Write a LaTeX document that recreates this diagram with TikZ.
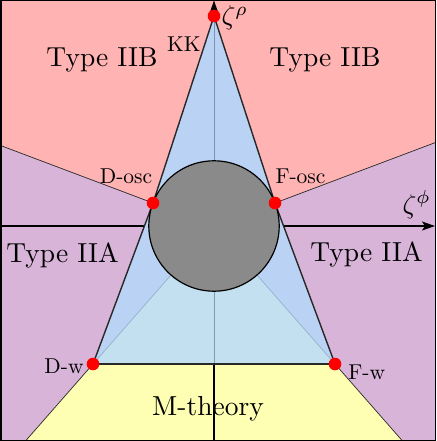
\documentclass[tikz,border=0pt]{standalone}
\usetikzlibrary{arrows.meta}
\definecolor{pinkr}{RGB}{255,179,179}
\definecolor{purp}{RGB}{216,180,216}
\definecolor{yel}{RGB}{255,255,180}
\definecolor{blu}{RGB}{186,211,244}
\definecolor{cya}{RGB}{194,224,240}
\definecolor{gry}{RGB}{138,138,138}
\definecolor{edgec}{RGB}{40,40,40}
\definecolor{innerc}{RGB}{150,175,205}
\tikzset{
  axisline/.style={line width=1.4pt, -{Stealth[length=13pt,width=9pt,inset=3pt]}},
  bound/.style={line width=0.7pt, draw=edgec},
  hulledge/.style={line width=1.4pt, draw=edgec, line join=round},
  innerray/.style={line width=0.7pt, draw=innerc},
  dot/.style={fill=red},
  biglabel/.style={scale=2.75, transform shape, inner sep=0pt},
  smalllabel/.style={scale=2.15, transform shape, inner sep=0pt},
  mathlabel/.style={scale=2.7, transform shape, inner sep=0pt}
}
\begin{document}
\begin{tikzpicture}[x=1pt,y=-1pt]
\useasboundingbox (0,0) rectangle (436,441);
\coordinate (O) at (214,226);
\coordinate (KK) at (214,16);
\coordinate (Do) at (153,203);
\coordinate (Fo) at (275,203);
\coordinate (Dw) at (93,364);
\coordinate (Fw) at (335,364);
\coordinate (Le) at (0,145.3);
\coordinate (Re) at (436,142.3);
\coordinate (Bl) at (25.5,441);
\coordinate (Br) at (402.5,441);
\coordinate (xs) at (0,226);
\coordinate (xe) at (435,226);
\coordinate (ys) at (214,441);
\coordinate (ye) at (214,0.5);
\coordinate (Mb) at (214,364);
% regions
\fill[purp] (0,0) rectangle (436,441);
\fill[pinkr] (O) -- (Le) -- (0,0) -- (436,0) -- (Re) -- cycle;
\fill[yel] (Dw) -- (Fw) -- (Br) -- (Bl) -- cycle;
\draw[bound] (Do) -- (Le) (Fo) -- (Re) (Dw) -- (Bl) (Fw) -- (Br);
% axes
\draw[axisline] (xs) -- (xe);
\draw[axisline] (ys) -- (ye);
% polytope
\fill[blu] (KK) -- (Do) -- (Dw) -- (Fw) -- (Fo) -- cycle;
\fill[cya] (O) -- (Dw) -- (Fw) -- cycle;
\draw[innerray] (O) -- (Dw) (O) -- (Fw);
\draw[black, opacity=0.3, line width=1pt] (KK) -- (Mb);
\draw[hulledge] (Dw) -- (Do) -- (KK) -- (Fo) -- (Fw);
\draw[hulledge] (Dw) -- (Fw);
\draw[fill=gry, line width=1.2pt] (O) circle[radius=65.2pt];
% dots
\foreach \p in {KK,Do,Fo,Dw,Fw} \fill[dot] (\p) circle[radius=6.3pt];
% labels
\node[biglabel, anchor=base] (l1) at (102,67) {Type IIB};
\node[biglabel, anchor=base] (l2) at (325,67) {Type IIB};
\node[biglabel, anchor=base] (l3) at (62.5,262) {Type IIA};
\node[biglabel, anchor=base] (l4) at (366.5,261) {Type IIA};
\node[biglabel, anchor=base] (l5) at (208,415) {M-theory};
\node[smalllabel, anchor=base east] (l6) at (201,52) {KK};
\node[smalllabel, anchor=base] (l7) at (126,183) {D-osc};
\node[smalllabel, anchor=base] (l8) at (300.5,183) {F-osc};
\node[smalllabel, anchor=base east] (l9) at (84,373) {D-w};
\node[smalllabel, anchor=base west] (l10) at (348,379) {F-w};
\node[mathlabel, anchor=base west] (l11) at (221,25) {$\zeta^{\rho}$};
\node[mathlabel, anchor=base west] (l12) at (402,213) {$\zeta^{\phi}$};
% frame
\draw[line width=1.5pt] (0.75,0.75) rectangle (435.25,440.25);
\end{tikzpicture}
\end{document}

▶ **Work required**
All of the data needs repeating exactly, but the pictures do not.

▶ **Task result**
Write a LaTeX document that recreates this diagram with TikZ.
\documentclass[tikz,border=0pt]{standalone}
\usetikzlibrary{arrows.meta}
\definecolor{pinkr}{RGB}{255,179,179}
\definecolor{purp}{RGB}{216,180,216}
\definecolor{yel}{RGB}{255,255,180}
\definecolor{blu}{RGB}{186,211,244}
\definecolor{cya}{RGB}{194,224,240}
\definecolor{gry}{RGB}{138,138,138}
\definecolor{edgec}{RGB}{40,40,40}
\definecolor{innerc}{RGB}{150,175,205}
\tikzset{
  axisline/.style={line width=1.4pt, -{Stealth[length=13pt,width=9pt,inset=3pt]}},
  bound/.style={line width=0.7pt, draw=edgec},
  hulledge/.style={line width=1.4pt, draw=edgec, line join=round},
  innerray/.style={line width=0.7pt, draw=innerc},
  dot/.style={fill=red},
  biglabel/.style={scale=2.75, transform shape, inner sep=0pt},
  smalllabel/.style={scale=2.15, transform shape, inner sep=0pt},
  mathlabel/.style={scale=2.7, transform shape, inner sep=0pt}
}
\begin{document}
\begin{tikzpicture}[x=1pt,y=-1pt]
\useasboundingbox (0,0) rectangle (436,441);
\coordinate (O) at (214,226);
\coordinate (KK) at (214,16);
\coordinate (Do) at (153,203);
\coordinate (Fo) at (275,203);
\coordinate (Dw) at (93,364);
\coordinate (Fw) at (335,364);
\coordinate (Le) at (0,145.3);
\coordinate (Re) at (436,142.3);
\coordinate (Bl) at (25.5,441);
\coordinate (Br) at (402.5,441);
\coordinate (xs) at (0,226);
\coordinate (xe) at (435,226);
\coordinate (ys) at (214,441);
\coordinate (ye) at (214,0.5);
\coordinate (Mb) at (214,364);
% regions
\fill[purp] (0,0) rectangle (436,441);
\fill[pinkr] (O) -- (Le) -- (0,0) -- (436,0) -- (Re) -- cycle;
\fill[yel] (Dw) -- (Fw) -- (Br) -- (Bl) -- cycle;
\draw[bound] (Do) -- (Le) (Fo) -- (Re) (Dw) -- (Bl) (Fw) -- (Br);
% axes
\draw[axisline] (xs) -- (xe);
\draw[axisline] (ys) -- (ye);
% polytope
\fill[blu] (KK) -- (Do) -- (Dw) -- (Fw) -- (Fo) -- cycle;
\fill[cya] (O) -- (Dw) -- (Fw) -- cycle;
\draw[innerray] (O) -- (Dw) (O) -- (Fw);
\draw[black, opacity=0.3, line width=1pt] (KK) -- (Mb);
\draw[hulledge] (Dw) -- (Do) -- (KK) -- (Fo) -- (Fw);
\draw[hulledge] (Dw) -- (Fw);
\draw[fill=gry, line width=1.2pt] (O) circle[radius=65.2pt];
% dots
\foreach \p in {KK,Do,Fo,Dw,Fw} \fill[dot] (\p) circle[radius=6.3pt];
% labels
\node[biglabel, anchor=base] (l1) at (102,67) {Type IIB};
\node[biglabel, anchor=base] (l2) at (325,67) {Type IIB};
\node[biglabel, anchor=base] (l3) at (62.5,262) {Type IIA};
\node[biglabel, anchor=base] (l4) at (366.5,261) {Type IIA};
\node[biglabel, anchor=base] (l5) at (208,415) {M-theory};
\node[smalllabel, anchor=base east] (l6) at (201,52) {KK};
\node[smalllabel, anchor=base] (l7) at (126,183) {D-osc};
\node[smalllabel, anchor=base] (l8) at (300.5,183) {F-osc};
\node[smalllabel, anchor=base east] (l9) at (84,373) {D-w};
\node[smalllabel, anchor=base west] (l10) at (348,379) {F-w};
\node[mathlabel, anchor=base west] (l11) at (221,25) {$\zeta^{\rho}$};
\node[mathlabel, anchor=base west] (l12) at (402,213) {$\zeta^{\phi}$};
% frame
\draw[line width=1.5pt] (0.75,0.75) rectangle (435.25,440.25);
\end{tikzpicture}
\end{document}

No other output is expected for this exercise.